Przeżywamy Niedzielę Palmową. Dzisiejsza Ewangelia mówi o wjeździe Jezusa do Jerozolimy. Jak zauważył sługa Boży abp Fulton Sheen Jezus jest jedyną osobą, która przyszła na świat nie po to, aby żyć, lecz aby umrzeć.
Dzisiejszą liturgią rozpoczynamy celebrowanie tych wydarzeń, które były szczytem i zwieńczeniem misji Chrystusa.
W pierwszym czytaniu z Księgi Proroka Izajasza, spisanej kilka wieków przed Jezusem, prorok zapowiada to, czego dokona Mesjasz. Mówi o cierpieniu i dramacie, w którym Pan będzie Go wspomagał. Relacja Jezusa z Ojcem i miłość Boża do ludzi sprawiły, że Mesjasz przyjął bestialskie tortury i hańbę krzyża.
Święty Paweł w Liście do Filipian naucza, że Jezus stał się Sługą wszystkich. Wyzbył się Boskiej chwały i splendoru, a przyjął ludzkie cierpienie i poniżenie. Bóg jednak Go wywyższył (II czytanie). To, co stało się Jego hańbą, przyniosło wyzwolenie od zła, śmierci i potępienia dla każdego z nas. Od tego czasu ludzie różnych kultur i epok przyjmują wyzwolenie i zbawienie, które daje Chrystus.

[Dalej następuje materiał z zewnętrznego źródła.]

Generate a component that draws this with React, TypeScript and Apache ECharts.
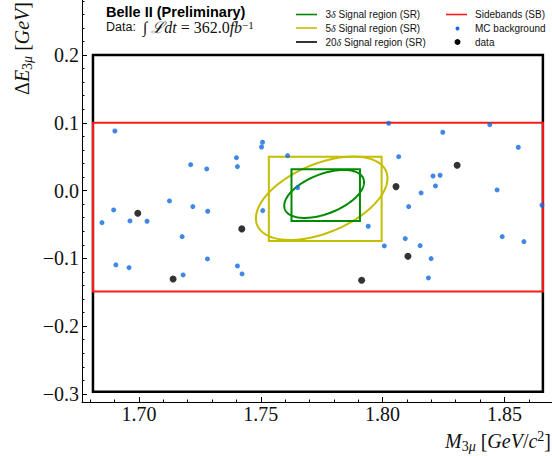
import React, { useEffect, useRef } from 'react';
import * as echarts from 'echarts';

// Axis ticks
const xTicks = [1.70, 1.75, 1.80, 1.85];
const yTicks = [-0.3, -0.2, -0.1, 0.0, 0.1, 0.2];
const xMinorTicks = [1.68, 1.69, 1.71, 1.72, 1.73, 1.74, 1.76, 1.77, 1.78, 1.79, 1.81, 1.82, 1.83, 1.84, 1.86, 1.87];
const yMinorTicks = [-0.28, -0.26, -0.24, -0.22, -0.18, -0.16, -0.14, -0.12, -0.08, -0.06, -0.04, -0.02,
  0.02, 0.04, 0.06, 0.08, 0.12, 0.14, 0.16, 0.18, 0.22, 0.24, 0.26, 0.28];

// MC background points
const mcX = [1.6901, 1.7507, 1.7503, 1.7212, 1.7278, 1.7400, 1.7404, 1.7610, 1.7651, 1.7125,
  1.6896, 1.7221, 1.7282, 1.7508, 1.6848, 1.6963, 1.7033, 1.7177, 1.7281, 1.6905,
  1.6959, 1.7404, 1.7423, 1.7181, 1.8025, 1.8440, 1.8247, 1.8557, 1.8066, 1.8207,
  1.8236, 1.8217, 1.8158, 1.8470, 1.8107, 1.8654, 1.7941, 1.8093, 1.8154, 1.8007,
  1.8491, 1.8580, 1.8199, 1.8188];
const mcY = [0.0879, 0.0712, 0.0643, 0.0382, 0.0319, 0.0485, 0.0353, 0.0515, 0.0043, -0.0153,
  -0.0286, -0.0237, -0.0305, -0.0296, -0.0473, -0.0448, -0.0453, -0.0680, -0.1009, -0.1097,
  -0.1137, -0.1112, -0.1230, -0.1245, 0.0993, 0.0972, 0.0860, 0.0639, 0.0500, 0.0215,
  0.0226, 0.0068, -0.0035, 0.0009, -0.0237, -0.0217, -0.0527, -0.0709, -0.0813, -0.0817,
  -0.0680, -0.0754, -0.1004, -0.1289];

// Data points
const dataX = [1.6995, 1.7422, 1.7140, 1.8306, 1.8055, 1.8104, 1.7914];
const dataY = [-0.0335, -0.0566, -0.1304, 0.0373, 0.0058, -0.0969, -0.1323];

// Regions: [xMin, xMax, yMin, yMax]
const sidebandBox = [1.6811, 1.8658, -0.149, 0.100];
const sr20Box = [1.6811, 1.8658, -0.297, 0.200];
const sr5Box = [1.7533, 1.7996, -0.0743, 0.0500];
const sr3Box = [1.7626, 1.7907, -0.0448, 0.0314];
// Ellipses: [cx, cy, halfX, halfY, correlation]
const sr5Ellipse = [1.7750, -0.0114, 0.0270, 0.0615, 0.48];
const sr3Ellipse = [1.7760, -0.0050, 0.01638, 0.0354, 0.49];

const X_MIN = 1.6766, X_MAX = 1.872;
const Y_MIN = -0.312, Y_MAX = 0.29;

const SERIF = '"Liberation Serif", "DejaVu Serif", serif';
const SANS = '"Liberation Sans", Arial, sans-serif';

const GREEN = '#008a00';
const YELLOW = '#c4bd00';
const RED = '#ff1a1a';
const BLUE = '#0f6ae0';

function boxSeries(name: string, box: number[], color: string, width: number) {
  return {
    type: 'custom',
    name,
    clip: false,
    data: [box],
    encode: { x: [0, 1], y: [2, 3] },
    renderItem: (_p: any, api: any) => {
      const p1 = api.coord([api.value(0), api.value(3)]);
      const p2 = api.coord([api.value(1), api.value(2)]);
      return {
        type: 'rect',
        shape: { x: p1[0], y: p1[1], width: p2[0] - p1[0], height: p2[1] - p1[1] },
        style: { fill: 'none', stroke: color, lineWidth: width },
      };
    },
  };
}

function ellipseSeries(name: string, e: number[], color: string, width: number) {
  return {
    type: 'custom',
    name,
    clip: false,
    data: [e],
    encode: { x: 0, y: 1 },
    renderItem: (_p: any, api: any) => {
      const cx = api.value(0), cy = api.value(1), hx = api.value(2), hy = api.value(3), rho = api.value(4);
      const phi = Math.acos(rho);
      const pts: number[][] = [];
      for (let i = 0; i <= 200; i++) {
        const t = (i / 200) * Math.PI * 2;
        pts.push(api.coord([cx + hx * Math.cos(t), cy + hy * Math.cos(t + phi)]));
      }
      return {
        type: 'polyline',
        shape: { points: pts },
        style: { fill: 'none', stroke: color, lineWidth: width },
      };
    },
  };
}

const mathRich = (size: number) => ({
  up: { fontFamily: SERIF, fontSize: size, lineHeight: size + 4, fill: '#111' },
  it: { fontFamily: SERIF, fontSize: size, fontStyle: 'italic', lineHeight: size + 4, fill: '#111' },
  sub: { fontFamily: SERIF, fontSize: size * 0.7, lineHeight: size * 0.7, verticalAlign: 'bottom', fill: '#111' },
  subi: { fontFamily: SERIF, fontSize: size * 0.7, fontStyle: 'italic', lineHeight: size * 0.7, verticalAlign: 'bottom', fill: '#111' },
  sup: { fontFamily: SERIF, fontSize: size * 0.7, lineHeight: size * 0.7, verticalAlign: 'top', fill: '#111' },
});

function legendLine(x: number, y: number, color: string) {
  return { type: 'line', shape: { x1: x, y1: y, x2: x + 21, y2: y }, style: { stroke: color, lineWidth: 1.6 } };
}

function legendText(x: number, y: number, text: string) {
  return {
    type: 'text', x, y,
    style: {
      text, verticalAlign: 'middle',
      rich: {
        s: { fontFamily: SANS, fontSize: 10, fill: '#111' },
        d: { fontFamily: SERIF, fontSize: 10, fontStyle: 'italic', fill: '#111' },
      },
    },
  };
}

export default function App() {
  const ref = useRef<HTMLDivElement>(null);
  useEffect(() => {
    if (!ref.current) return;
    const chart = echarts.init(ref.current, undefined, { renderer: 'svg' });
    const tickLabel = {
      fontFamily: SERIF, fontSize: 20, color: '#111',
    };
    chart.setOption({
      animation: false,
      backgroundColor: '#fff',
      grid: { left: 82, right: -6, top: -6, bottom: 54, outerBoundsMode: 'none', containLabel: false },
      xAxis: [
        {
          type: 'value', min: X_MIN, max: X_MAX, position: 'bottom',
          axisLine: { show: true, onZero: false, lineStyle: { color: '#000', width: 1 } },
          axisTick: { show: true, inside: true, length: 5, customValues: xTicks, lineStyle: { color: '#000' } },
          axisLabel: { ...tickLabel, customValues: xTicks, margin: 2, formatter: (v: number) => v.toFixed(2) },
          splitLine: { show: false },
        },
        {
          type: 'value', min: X_MIN, max: X_MAX, position: 'bottom', gridIndex: 0,
          axisLine: { show: false, onZero: false },
          axisTick: { show: true, inside: true, length: 2.5, customValues: xMinorTicks, lineStyle: { color: '#000' } },
          axisLabel: { show: false },
          splitLine: { show: false },
        },
      ],
      yAxis: [
        {
          type: 'value', min: Y_MIN, max: Y_MAX, position: 'left',
          axisLine: { show: true, onZero: false, lineStyle: { color: '#000', width: 1 } },
          axisTick: { show: true, inside: true, length: 5, customValues: yTicks, lineStyle: { color: '#000' } },
          axisLabel: {
            ...tickLabel, customValues: yTicks, margin: 3,
            formatter: (v: number) => v.toFixed(1).replace('-', '\u2212'),
          },
          splitLine: { show: false },
        },
        {
          type: 'value', min: Y_MIN, max: Y_MAX, position: 'left', gridIndex: 0,
          axisLine: { show: false, onZero: false },
          axisTick: { show: true, inside: true, length: 2.5, customValues: yMinorTicks, lineStyle: { color: '#000' } },
          axisLabel: { show: false },
          splitLine: { show: false },
        },
      ],
      series: [
        boxSeries('20δ Signal region (SR)', sr20Box, '#000', 2.5),
        boxSeries('Sidebands (SB)', sidebandBox, RED, 2),
        boxSeries('5δ box', sr5Box, YELLOW, 2),
        ellipseSeries('5δ Signal region (SR)', sr5Ellipse, YELLOW, 2),
        boxSeries('3δ box', sr3Box, GREEN, 2),
        ellipseSeries('3δ Signal region (SR)', sr3Ellipse, GREEN, 2),
        {
          type: 'scatter', name: 'MC background', symbol: 'circle', symbolSize: 5,
          itemStyle: { color: BLUE }, data: mcX.map((x, i) => [x, mcY[i]]),
        },
        {
          type: 'scatter', name: 'data', symbol: 'circle', symbolSize: 7,
          itemStyle: { color: '#000' }, data: dataX.map((x, i) => [x, dataY[i]]),
        },
      ],
      graphic: [
        {
          type: 'text', x: 106, y: 12,
          style: { text: 'Belle II (Preliminary)', fontFamily: SANS, fontWeight: 'bold', fontSize: 14.5, fill: '#000', verticalAlign: 'middle' },
        },
        {
          type: 'text', x: 106, y: 27,
          style: {
            text: '{s|Data:  }{up|∫ }{it|ℒdt}{up| = 362.0}{it|fb}{sup|−1}',
            verticalAlign: 'middle',
            rich: {
              s: { fontFamily: SANS, fontSize: 12.5, lineHeight: 16, fill: '#111' },
              up: { fontFamily: SERIF, fontSize: 16, lineHeight: 16, fill: '#111' },
              it: { fontFamily: SERIF, fontSize: 16, fontStyle: 'italic', lineHeight: 16, fill: '#111' },
              sup: { fontFamily: SERIF, fontSize: 11, lineHeight: 11, verticalAlign: 'top', fill: '#111' },
            },
          },
        },
        legendLine(296, 14.5, GREEN),
        legendText(325.5, 14.5, '{s|3}{d|δ}{s| Signal region (SR)}'),
        legendLine(296, 28, YELLOW),
        legendText(325.5, 28, '{s|5}{d|δ}{s| Signal region (SR)}'),
        legendLine(296, 42, '#000'),
        legendText(325.5, 42, '{s|20}{d|δ}{s| Signal region (SR)}'),
        legendLine(446, 14.5, RED),
        legendText(475, 14.5, '{s|Sidebands (SB)}'),
        { type: 'circle', shape: { cx: 457.5, cy: 28.5, r: 2 }, style: { fill: BLUE } },
        legendText(475, 28, '{s|MC background}'),
        { type: 'circle', shape: { cx: 457.5, cy: 42, r: 3 }, style: { fill: '#000' } },
        legendText(475, 42, '{s|data}'),
        {
          type: 'text', x: 22, y: 2, rotation: Math.PI / 2,
          style: {
            text: '{up|Δ}{it|E}{sub|3}{subi|μ}{up| [}{it|GeV}{up|]}',
            align: 'right', verticalAlign: 'middle',
            rich: mathRich(20),
          },
        },
        {
          type: 'text', x: 551, y: 441,
          style: {
            text: '{it|M}{sub|3}{subi|μ}{up| [}{it|GeV}{up|/}{it|c}{sup|2}{up|]}',
            align: 'right', verticalAlign: 'middle',
            rich: mathRich(20),
          },
        },
      ],
    });
    return () => chart.dispose();
  }, []);
  return <div ref={ref} style={{ position: 'fixed', left: 0, top: 0, width: 552, height: 456 }} />;
}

Wielu jednak z tych, którzy wiwatowali tamtej niedzieli na cześć Jezusa, już kilka dni później skandowało: "Precz z Nim!". W naszych czasach pełnych zamętu i rozdarcia również Tobie i mnie grozi to wewnętrzne zagubienie i dezorientacja. Wierzyć w Chrystusa, a własnym życiem tę wiarę podważać. Niech więc nasze dzisiejsze wołanie: "Hosanna!", a więc: "Zbaw nas!", wyrazi szczerą wiarę w Jezusa i przyjęcie Zbawienia, bez którego nasz los byłby pozbawiony światła i nadziei. Niech Twoje i moje życie będą najlepszym hymnem i okrzykiem na cześć Pana!